YOUR TASK ▸ Scan the data for lines with "this" and report the count by itself.

● ● ● ● ●

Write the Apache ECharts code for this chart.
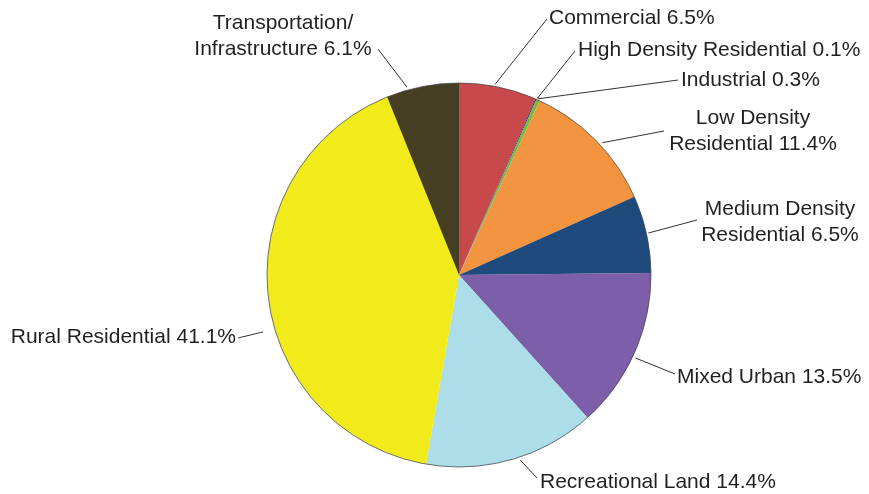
<!DOCTYPE html>
<html>
<head>
<meta charset="utf-8">
<script src="https://cdn.jsdelivr.net/npm/echarts@6/dist/echarts.min.js"></script>
<style>
html,body{margin:0;padding:0;background:#fff;}
#chart{width:869px;height:494px;}
</style>
</head>
<body>
<div id="chart"></div>
<script>
// ---- data ----
const categories = ['Commercial', 'High Density Residential', 'Industrial', 'Low Density Residential',
  'Medium Density Residential', 'Mixed Urban', 'Recreational Land', 'Rural Residential', 'Transportation/Infrastructure'];
const labelNames = ['Commercial', 'High Density Residential', 'Industrial', 'Low Density\nResidential',
  'Medium Density\nResidential', 'Mixed Urban', 'Recreational Land', 'Rural Residential', 'Transportation/\nInfrastructure'];
const values = [6.5, 0.1, 0.3, 11.4, 6.5, 13.5, 14.4, 41.1, 6.1];
const colors = ['#c8494c', '#3b3163', '#78b843', '#f39441', '#1f4a7c', '#7d5ea8', '#acdde9', '#f2eb1c', '#463e22'];

// ---- label placement (styling only) ----
const CX = 459, CY = 275, R = 192;
const labelPlace = [
  {x: 549, y: 18,  align: 'left',   ang: 10.7,  r: 194, end: [547, 19]},
  {x: 578, y: 50,  align: 'left',   ang: 23.9,  r: 193, end: [575, 51]},
  {x: 681, y: 80,  align: 'left',   ang: 24.1,  r: 193, end: [678, 80]},
  {x: 753, y: 131, align: 'center', ang: 47.3,  r: 195, end: [664, 131]},
  {x: 780, y: 222, align: 'center', ang: 77.5,  r: 194, end: [697, 220]},
  {x: 677, y: 377, align: 'left',   ang: 115.2, r: 195, end: [675, 374]},
  {x: 540, y: 482, align: 'left',   ang: 161.7, r: 195, end: [537, 478]},
  {x: 236, y: 337, align: 'right',  ang: 253.8, r: 204, end: [238, 338]},
  {x: 283, y: 36,  align: 'center', ang: 344.5, r: 195, end: [378, 49]}
];

const chart = echarts.init(document.getElementById('chart'), null, {renderer: 'canvas'});
const seriesData = categories.map((c, i) => ({
  name: c,
  value: values[i],
  itemStyle: {color: colors[i]},
  label: {formatter: labelNames[i] + ' ' + values[i].toFixed(1) + '%'}
}));

chart.setOption({
  backgroundColor: '#ffffff',
  animation: false,
  series: [{
    type: 'pie',
    center: [CX, CY],
    radius: R,
    startAngle: 90,
    clockwise: true,
    avoidLabelOverlap: false,
    data: seriesData,
    itemStyle: {borderWidth: 0},
    label: {
      show: true,
      position: 'outside',
      fontFamily: 'Liberation Sans, Arial, sans-serif',
      fontSize: 21,
      lineHeight: 26,
      color: '#231f20'
    },
    labelLine: {
      show: true,
      lineStyle: {color: '#333', width: 1}
    },
    emphasis: {disabled: true},
    labelLayout: function (params) {
      const p = labelPlace[params.dataIndex];
      const a = p.ang * Math.PI / 180;
      const sx = CX + p.r * Math.sin(a);
      const sy = CY - p.r * Math.cos(a);
      return {
        x: p.x,
        y: p.y,
        align: p.align,
        verticalAlign: 'middle',
        labelLinePoints: [[sx, sy], p.end, p.end]
      };
    }
  }, {
    type: 'pie',
    center: [CX, CY],
    radius: R,
    silent: true,
    data: [{value: 1}],
    itemStyle: {color: 'rgba(0,0,0,0)', borderColor: 'rgba(70,70,70,0.75)', borderWidth: 1},
    label: {show: false},
    labelLine: {show: false},
    emphasis: {disabled: true},
    tooltip: {show: false}
  }]
});
</script>
</body>
</html>
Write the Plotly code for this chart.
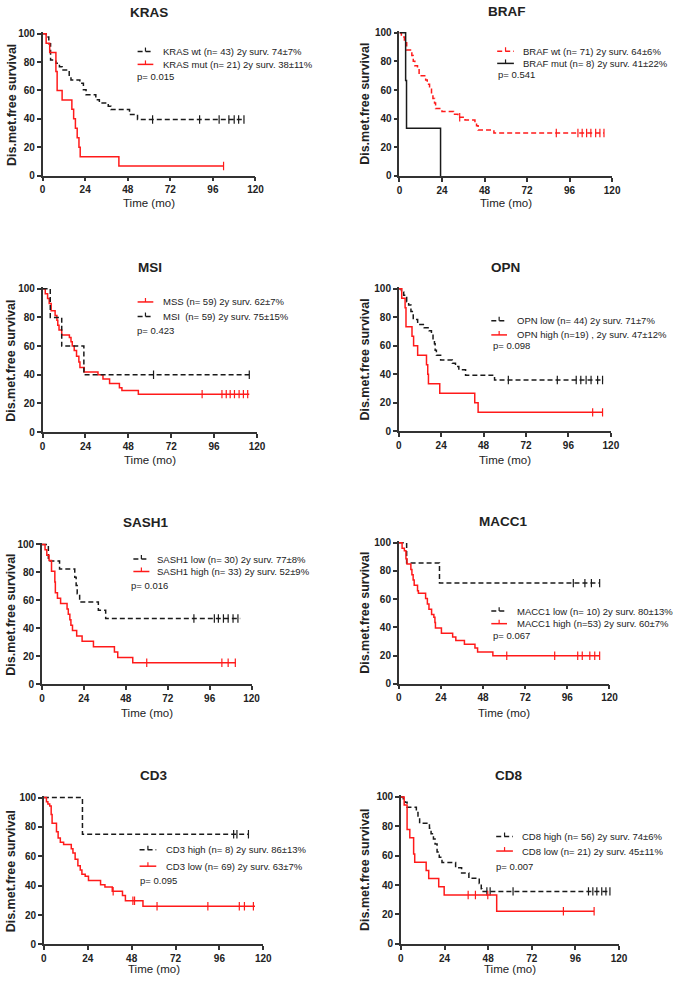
import numpy as np
import plotly.graph_objects as go

# ---------------- DATA ----------------
# Kaplan-Meier steps: time of event (months) and survival (%) after that event;
# the last pair is the end of follow-up. *_c = censored times (ticks).
kras_wt_t = [0, 2, 3.5, 4.5, 7.5, 9.5, 11, 15, 16, 21, 23, 24.5, 30, 32, 37, 38.5, 49, 53.5, 114]
kras_wt_s = [100, 97.7, 93.0, 81.4, 79.1, 76.7, 74.4, 69.8, 67.4, 65.1, 60.5, 57.0, 53.5, 51.2, 48.8, 46.5, 43.0, 39.5, 39.5]
kras_wt_c = [62, 88.5, 99.5, 105, 108, 110.5, 113.5]
kras_mut_t = [0, 2, 4, 7.5, 8.2, 11, 16.5, 17.5, 18.5, 19.5, 20.5, 21.2, 43, 102]
kras_mut_s = [100, 93.3, 86.7, 73.3, 60, 53.3, 46.7, 40, 33.3, 26.7, 20, 13.3, 6.7, 6.7]
kras_mut_c = [102]

braf_wt_t = [0, 1.1, 2.8, 4.1, 7, 7.8, 8.7, 10.2, 11.1, 14.8, 15.7, 17, 18.1, 18.9, 19.8, 20.4, 24, 30.5, 33, 37, 42.6, 43.5, 44.4, 53.3, 115.4]
braf_wt_s = [100, 97, 93, 88, 84, 80, 77, 75, 70, 67, 64, 61, 58, 54, 51, 47, 45, 43, 41, 39, 37, 35, 32, 30, 30]
braf_wt_c = [34, 88.5, 100.7, 103.1, 105.6, 108, 110.7, 113.1, 115.4]
braf_mut_t = [0, 3.5, 4.0, 23.2]
braf_mut_s = [100, 66.7, 33.3, 0]
braf_mut_c = []

mss_t = [0, 1.5, 2.8, 3.7, 4.8, 7, 8, 8.5, 9.2, 10.7, 15, 15.9, 16.6, 17.7, 19, 20.3, 20.9, 23.3, 31, 33.8, 37.5, 43, 44.4, 53.6, 115.7]
mss_s = [100, 96.6, 93.2, 89.8, 84.7, 81.4, 78, 74.6, 71.2, 67.8, 66, 63, 60, 57, 53, 49, 45, 42, 40, 37, 34, 31, 29, 26.5, 26.5]
mss_c = [89.3, 100.4, 102.8, 105, 107.4, 110, 112.4, 114.8]
msi_t = [0, 4.3, 10.7, 23.1, 115.7]
msi_s = [100, 80, 60, 40, 40]
msi_c = [62.1, 115.7]

opn_low_t = [0, 1.5, 2.8, 4.5, 5.6, 6.9, 8.2, 10.7, 14.4, 17.2, 18.5, 19.4, 20.2, 20.6, 21.3, 23.7, 30.3, 32.1, 34, 37.8, 54.2, 115.9]
opn_low_s = [100, 97.7, 95.5, 90.9, 88.6, 84.1, 78.4, 75, 72.7, 70.5, 68.2, 63.6, 61.4, 56.8, 53.4, 50, 47.7, 45.5, 43.2, 39.4, 36, 36]
opn_low_c = [62, 89.7, 100.4, 103, 106, 108.8, 112.5, 115.3]
opn_high_t = [0, 1.7, 3.6, 4.1, 7.5, 8.4, 10.7, 15.7, 16.4, 16.8, 23.2, 43, 44.9, 115.3]
opn_high_s = [100, 93.3, 86.7, 73.3, 66.7, 60, 53.3, 46.7, 40, 33.3, 26.7, 20, 13.3, 13.3]
opn_high_c = [109.7, 115.3]

sash_low_t = [0, 3.7, 10.1, 18.8, 19.6, 20.2, 21.6, 32.3, 36.5, 113.5]
sash_low_s = [100, 88.2, 82.4, 76.5, 70.6, 64.7, 58.8, 52.9, 47.0, 47.0]
sash_low_c = [87, 98.7, 101, 103.9, 106.6, 109.4, 112.2]
sash_high_t = [0, 1.8, 2.8, 4.1, 5.5, 7.4, 7.7, 8.9, 10.7, 14.4, 15.1, 16, 16.6, 17.5, 19.9, 23, 29.5, 41.5, 43.4, 52, 111]
sash_high_s = [100, 96.2, 92.3, 88.5, 80.8, 73.1, 65.4, 61.5, 57.7, 53.8, 50, 46.2, 42.3, 38.5, 34.6, 30.8, 26.9, 23.1, 19.2, 15.4, 15.4]
sash_high_c = [60, 103, 106.6, 110.7]

macc_low_t = [0, 4.5, 23.2, 114.4]
macc_low_s = [100, 85.7, 71.4, 71.4]
macc_low_c = [99.4, 106, 109.7, 114.4]
macc_high_t = [0, 1.9, 3.2, 4.1, 4.7, 6.9, 7.5, 8.2, 8.8, 10.7, 11.2, 15.3, 16.3, 17.2, 18.7, 20, 20.6, 20.9, 24.3, 30.7, 32.5, 37.4, 43.4, 44.9, 53.6, 114.4]
macc_high_s = [100, 96.2, 94.3, 88.7, 84.9, 81.1, 77.4, 73.6, 69.8, 66, 64.2, 60.4, 56.6, 52.8, 49.1, 47.2, 43.4, 39.6, 35.8, 33.2, 30.6, 28, 25.3, 22.6, 19.9, 19.9]
macc_high_c = [61.5, 88.8, 101.9, 104.5, 108.8, 111.6, 114.4]

cd3_high_t = [0, 21.1, 111.9]
cd3_high_s = [100, 75, 75]
cd3_high_c = [103.8, 105.6, 111.9]
cd3_low_t = [0, 1.4, 2.2, 3.2, 4, 4.5, 6.9, 7.8, 9, 10.8, 15, 15.9, 17.1, 18.6, 19.9, 20.8, 22.6, 24.4, 31, 33.4, 37.4, 43, 44.6, 54.2, 115.5]
cd3_low_s = [100, 97.1, 95.7, 94.2, 88.4, 82.6, 76.8, 72.5, 69.6, 68.1, 65.2, 62.3, 58, 53.6, 50.7, 47.8, 46.4, 43.5, 40.6, 39.1, 36.2, 33.3, 29.7, 26, 26]
cd3_low_c = [37.9, 48.7, 49.6, 61.9, 89.7, 106.9, 109.7, 114.6]

cd8_high_t = [0, 1.3, 2.2, 3.4, 8.5, 9.4, 10.3, 15.7, 16.6, 17.9, 18.8, 19.9, 21.1, 22.6, 30.1, 33.4, 37.4, 43.1, 44.2, 44.6, 115]
cd8_high_s = [100, 98.2, 96.4, 92.9, 89.3, 85.7, 82.1, 78.6, 75, 71.4, 67.9, 62.5, 58.9, 55.4, 51.8, 48.2, 44.6, 41.1, 37.5, 35.7, 35.7]
cd8_high_c = [47.3, 49.1, 61.7, 103.2, 105.6, 107.8, 110.5, 112.8, 115]
cd8_low_t = [0, 1.8, 3.4, 4.9, 7, 7.6, 13.9, 15.3, 20.8, 23.8, 52.7, 106.3]
cd8_low_s = [100, 94.4, 77.8, 72.2, 61.1, 55.6, 50, 44.4, 38.9, 33.3, 22.2, 22.2]
cd8_low_c = [37, 41, 47.8, 89.4, 106.3]

titles = ["KRAS", "BRAF", "MSI", "OPN", "SASH1", "MACC1", "CD3", "CD8"]
legend_texts = [
    ["KRAS wt (n= 43) 2y surv. 74±7%", "KRAS mut (n= 21) 2y surv. 38±11%"],
    ["BRAF wt (n= 71) 2y surv. 64±6%", "BRAF mut (n= 8) 2y surv. 41±22%"],
    ["MSS (n= 59) 2y surv. 62±7%", "MSI  (n= 59) 2y surv. 75±15%"],
    ["OPN low (n= 44) 2y surv. 71±7%", "OPN high (n=19) , 2y surv. 47±12%"],
    ["SASH1 low (n= 30) 2y surv. 77±8%", "SASH1 high (n= 33) 2y surv. 52±9%"],
    ["MACC1 low (n= 10) 2y surv. 80±13%", "MACC1 high (n=53) 2y surv. 60±7%"],
    ["CD3 high (n= 8) 2y surv. 86±13%", "CD3 low (n= 69) 2y surv. 63±7%"],
    ["CD8 high (n= 56) 2y surv. 74±6%", "CD8 low (n= 21) 2y surv. 45±11%"],
]
p_values = ["p= 0.015", "p= 0.541", "p= 0.423", "p= 0.098", "p= 0.016", "p= 0.067", "p= 0.095", "p= 0.007"]
x_ticks = [0, 24, 48, 72, 96, 120]
y_ticks = [0, 20, 40, 60, 80, 100]

# ---------------- STYLE / LAYOUT ----------------
W, H = 685, 988
FONT = "Liberation Sans, Arial, sans-serif"
RED = "#ff1a1a"
BLK = "#1a1a1a"
AX = "#333333"
TXT = "#222222"
DASH = "5px,3px"

RS = dict(color=RED, dash="solid")   # red solid
RD = dict(color=RED, dash=DASH)      # red dashed
KS = dict(color=BLK, dash="solid")   # black solid
KD = dict(color=BLK, dash=DASH)      # black dashed

panels = [
    dict(series=[(kras_wt_t, kras_wt_s, kras_wt_c, KD), (kras_mut_t, kras_mut_s, kras_mut_c, RS)],
         box=(40.3, 257.0, 30.0, 173.3), title=(149, 9), leg=(137, 153, 48, 61, 162, 135, 73), ylab=8.5, tlab=201),
    dict(series=[(braf_wt_t, braf_wt_s, braf_wt_c, RD), (braf_mut_t, braf_mut_s, braf_mut_c, KS)],
         box=(403.5, 620.0, 29.0, 173.7), title=(513, 8), leg=(503, 520, 47.7, 60, 528, 502.7, 71), ylab=369, tlab=201),
    dict(series=[(mss_t, mss_s, mss_c, RS), (msi_t, msi_s, msi_c, KD)],
         box=(40.3, 258.5, 287.7, 432.5), title=(150, 266), leg=(137, 153, 301, 315.7, 161.7, 135, 330), ylab=8.5, tlab=461),
    dict(series=[(opn_low_t, opn_low_s, opn_low_c, KD), (opn_high_t, opn_high_s, opn_high_c, RS)],
         box=(402.8, 618.7, 287.7, 431.7), title=(511, 266), leg=(497, 513, 320, 334.3, 521.7, 497.7, 345), ylab=369, tlab=461),
    dict(series=[(sash_low_t, sash_low_s, sash_low_c, KD), (sash_high_t, sash_high_s, sash_high_c, RS)],
         box=(39.6, 253.0, 546.0, 687.2), title=(146, 524), leg=(132.7, 149, 560.7, 573.3, 156, 129.3, 587.7), ylab=8.5, tlab=716),
    dict(series=[(macc_low_t, macc_low_s, macc_low_c, KD), (macc_high_t, macc_high_s, macc_high_c, RS)],
         box=(402.8, 617.3, 544.3, 686.7), title=(509, 523), leg=(497, 513, 613.3, 626, 521.7, 497.3, 638.3), ylab=369, tlab=716),
    dict(series=[(cd3_high_t, cd3_high_s, cd3_high_c, KD), (cd3_low_t, cd3_low_s, cd3_low_c, RS)],
         box=(41.6, 264.9, 801.7, 950.0), title=(153, 779), leg=(139, 156, 854.3, 871, 165, 138.3, 885.7), ylab=8.5, tlab=975),
    dict(series=[(cd8_high_t, cd8_high_s, cd8_high_c, KD), (cd8_low_t, cd8_low_s, cd8_low_c, RS)],
         box=(405.0, 627.0, 801.0, 949.5), title=(515, 779), leg=(502, 519, 841, 855.7, 527.3, 501, 871), ylab=369, tlab=975),
]


def px(x):
    return x / W


def py(y):
    return 1 - y / H


def step_value(t, s, c):
    t = np.asarray(t, float)
    s = np.asarray(s, float)
    idx = np.searchsorted(t, np.asarray(c, float), side="right") - 1
    return s[np.clip(idx, 0, len(s) - 1)]


fig = go.Figure()
layout = dict(width=W, height=H, margin=dict(l=0, r=0, t=0, b=0),
              paper_bgcolor="white", plot_bgcolor="white", showlegend=False,
              font=dict(family=FONT, color=TXT))
annotations = []
shapes = []

for i, p in enumerate(panels):
    k = "" if i == 0 else str(i + 1)
    x0, x1, y100, y0 = p["box"]
    top = y100 - (y0 - y100) / 100.0
    axis_common = dict(ticks="outside", ticklen=4, tickwidth=1.5, tickcolor=AX,
                       showline=True, linewidth=1.5, linecolor=AX, showgrid=False,
                       zeroline=False, fixedrange=True,
                       tickfont=dict(family=FONT, size=10, color=TXT, weight="bold"))
    layout["xaxis" + k] = dict(domain=[px(x0), px(x1)], range=[0, 120], anchor="y" + k,
                               tickvals=x_ticks, ticktext=[str(v) for v in x_ticks], **axis_common)
    layout["yaxis" + k] = dict(domain=[py(y0), py(top)], range=[0, 101], anchor="x" + k,
                               tickvals=y_ticks, ticktext=[str(v) for v in y_ticks], **axis_common)

    for (t, s, c, st) in p["series"]:
        fig.add_trace(go.Scatter(x=t, y=s, mode="lines", xaxis="x" + k, yaxis="y" + k,
                                 line=dict(shape="hv", width=1.5, color=st["color"], dash=st["dash"]),
                                 hoverinfo="skip"))
        if len(c):
            fig.add_trace(go.Scatter(x=c, y=step_value(t, s, c), mode="markers",
                                     xaxis="x" + k, yaxis="y" + k,
                                     marker=dict(symbol="line-ns-open", size=6, color=st["color"],
                                                 line=dict(width=1.2, color=st["color"])),
                                     hoverinfo="skip"))

    # title
    tx, ty = p["title"]
    annotations.append(dict(x=px(tx), y=py(ty), xref="paper", yref="paper", text="<b>%s</b>" % titles[i],
                            showarrow=False, xanchor="center", yanchor="middle", borderpad=0,
                            font=dict(family=FONT, size=13.5, color=TXT)))
    # y axis title
    annotations.append(dict(x=px(p["ylab"]), y=py((y100 + y0) / 2), xref="paper", yref="paper",
                            text="<b>Dis.met.free survival</b>", textangle=-90, showarrow=False,
                            xanchor="center", yanchor="middle", borderpad=0,
                            font=dict(family=FONT, size=12.5, color=TXT)))
    # x axis title
    annotations.append(dict(x=px((x0 + x1) / 2), y=py(p["tlab"]), xref="paper", yref="paper",
                            text="Time (mo)", showarrow=False, xanchor="center", yanchor="middle",
                            borderpad=0, font=dict(family=FONT, size=11.5, color=TXT)))
    # legend
    sx0, sx1, ry1, ry2, txx, ppx, ppy = p["leg"]
    for (t, s, c, st), label, ry in zip(p["series"], legend_texts[i], (ry1, ry2)):
        shapes.append(dict(type="line", xref="paper", yref="paper", x0=px(sx0), x1=px(sx1),
                           y0=py(ry), y1=py(ry), line=dict(color=st["color"], width=1.5, dash=st["dash"])))
        mid = (sx0 + sx1) / 2
        shapes.append(dict(type="line", xref="paper", yref="paper", x0=px(mid), x1=px(mid),
                           y0=py(ry), y1=py(ry - 4), line=dict(color=st["color"], width=1.2)))
        annotations.append(dict(x=px(txx), y=py(ry), xref="paper", yref="paper", text=label,
                                showarrow=False, xanchor="left", yanchor="middle", borderpad=0,
                                font=dict(family=FONT, size=9.5, color=TXT)))
    annotations.append(dict(x=px(ppx), y=py(ppy), xref="paper", yref="paper", text=p_values[i],
                            showarrow=False, xanchor="left", yanchor="middle", borderpad=0,
                            font=dict(family=FONT, size=9.5, color=TXT)))

layout["annotations"] = annotations
layout["shapes"] = shapes
fig.update_layout(**layout)

page_fix = (
    "var s=document.createElement('style');"
    "s.textContent='html,body{margin:0!important;padding:0!important;overflow:hidden!important;"
    "height:988px!important;width:685px!important;}';"
    "document.head.appendChild(s);"
)
fig.write_html("out.html", config={"displayModeBar": False}, post_script=page_fix)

● ● ● ● ●

ANSWER FOR THE TASK ▸ 2